%%
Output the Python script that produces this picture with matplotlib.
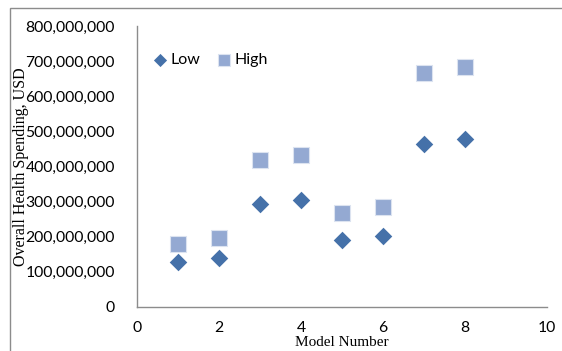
%%
%%
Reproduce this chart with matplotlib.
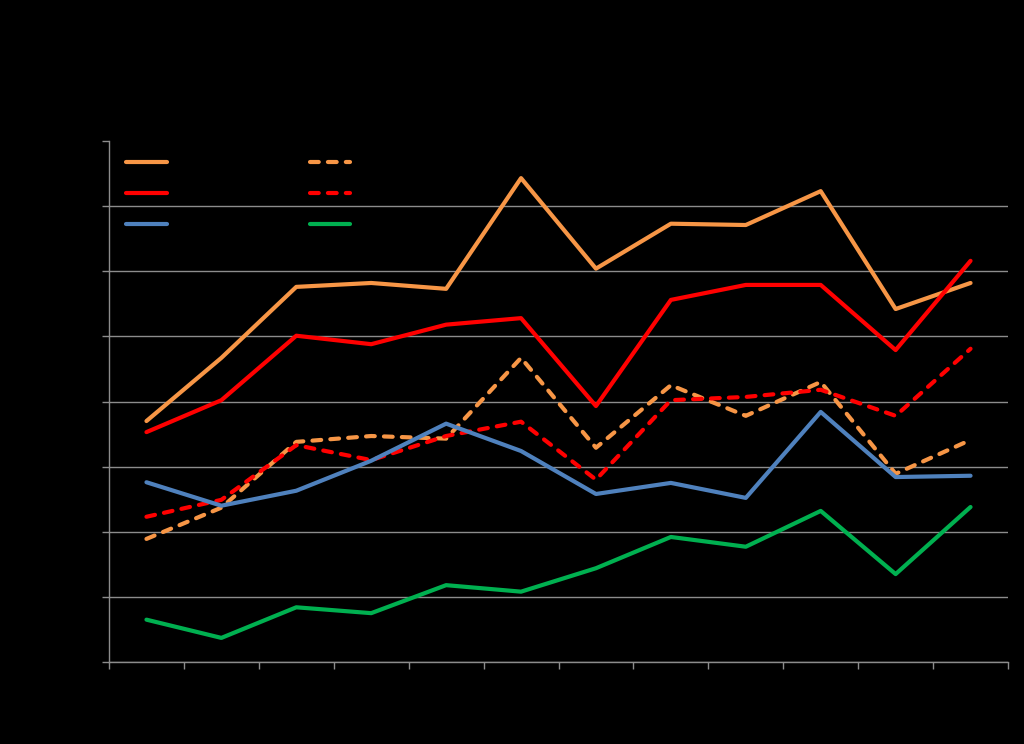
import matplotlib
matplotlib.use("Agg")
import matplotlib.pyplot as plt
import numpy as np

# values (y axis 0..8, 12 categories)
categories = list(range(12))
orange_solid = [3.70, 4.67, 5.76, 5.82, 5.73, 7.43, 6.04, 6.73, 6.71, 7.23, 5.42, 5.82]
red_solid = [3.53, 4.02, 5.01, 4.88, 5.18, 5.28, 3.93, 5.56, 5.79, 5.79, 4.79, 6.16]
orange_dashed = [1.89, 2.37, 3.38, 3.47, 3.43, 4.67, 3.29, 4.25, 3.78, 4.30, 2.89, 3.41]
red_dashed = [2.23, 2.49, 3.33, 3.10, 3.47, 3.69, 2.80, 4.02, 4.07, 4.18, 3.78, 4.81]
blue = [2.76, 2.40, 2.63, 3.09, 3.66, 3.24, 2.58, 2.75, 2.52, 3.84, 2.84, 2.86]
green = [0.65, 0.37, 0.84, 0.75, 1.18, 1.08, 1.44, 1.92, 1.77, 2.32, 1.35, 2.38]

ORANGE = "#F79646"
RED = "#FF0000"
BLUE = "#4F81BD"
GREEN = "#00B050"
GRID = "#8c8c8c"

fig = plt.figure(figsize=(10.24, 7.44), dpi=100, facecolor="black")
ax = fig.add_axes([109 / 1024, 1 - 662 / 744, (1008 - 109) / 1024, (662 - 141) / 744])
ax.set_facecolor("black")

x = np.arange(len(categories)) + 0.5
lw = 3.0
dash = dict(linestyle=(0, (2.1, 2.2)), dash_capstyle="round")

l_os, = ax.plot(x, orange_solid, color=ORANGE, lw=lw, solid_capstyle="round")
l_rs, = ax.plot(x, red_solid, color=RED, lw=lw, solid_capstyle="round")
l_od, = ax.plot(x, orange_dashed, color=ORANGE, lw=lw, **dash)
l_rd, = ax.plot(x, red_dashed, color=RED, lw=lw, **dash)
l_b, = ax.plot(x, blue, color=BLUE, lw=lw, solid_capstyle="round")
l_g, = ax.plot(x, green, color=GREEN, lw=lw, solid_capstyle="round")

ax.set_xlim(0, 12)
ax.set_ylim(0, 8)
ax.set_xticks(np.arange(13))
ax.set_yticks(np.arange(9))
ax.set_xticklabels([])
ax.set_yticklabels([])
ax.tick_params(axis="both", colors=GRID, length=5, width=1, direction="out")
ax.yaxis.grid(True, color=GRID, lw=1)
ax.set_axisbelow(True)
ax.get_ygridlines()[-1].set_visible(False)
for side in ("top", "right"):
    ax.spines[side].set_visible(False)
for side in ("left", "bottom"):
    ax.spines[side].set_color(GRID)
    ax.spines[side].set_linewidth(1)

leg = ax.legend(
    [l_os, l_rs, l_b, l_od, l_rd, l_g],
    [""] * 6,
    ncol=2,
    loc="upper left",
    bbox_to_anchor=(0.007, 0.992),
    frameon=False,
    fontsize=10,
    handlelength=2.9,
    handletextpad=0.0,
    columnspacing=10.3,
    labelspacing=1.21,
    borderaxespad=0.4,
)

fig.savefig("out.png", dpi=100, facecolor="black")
%%
Your task is to quote, unchanged, only the lines from the line bearing "Reproduce this chart with matplotlib." through the line bearing "2.32, 1.35, 2.38]"; the pictures are not part of the copy.

◆ The reply:
Reproduce this chart with matplotlib.
import matplotlib
matplotlib.use("Agg")
import matplotlib.pyplot as plt
import numpy as np

# values (y axis 0..8, 12 categories)
categories = list(range(12))
orange_solid = [3.70, 4.67, 5.76, 5.82, 5.73, 7.43, 6.04, 6.73, 6.71, 7.23, 5.42, 5.82]
red_solid = [3.53, 4.02, 5.01, 4.88, 5.18, 5.28, 3.93, 5.56, 5.79, 5.79, 4.79, 6.16]
orange_dashed = [1.89, 2.37, 3.38, 3.47, 3.43, 4.67, 3.29, 4.25, 3.78, 4.30, 2.89, 3.41]
red_dashed = [2.23, 2.49, 3.33, 3.10, 3.47, 3.69, 2.80, 4.02, 4.07, 4.18, 3.78, 4.81]
blue = [2.76, 2.40, 2.63, 3.09, 3.66, 3.24, 2.58, 2.75, 2.52, 3.84, 2.84, 2.86]
green = [0.65, 0.37, 0.84, 0.75, 1.18, 1.08, 1.44, 1.92, 1.77, 2.32, 1.35, 2.38]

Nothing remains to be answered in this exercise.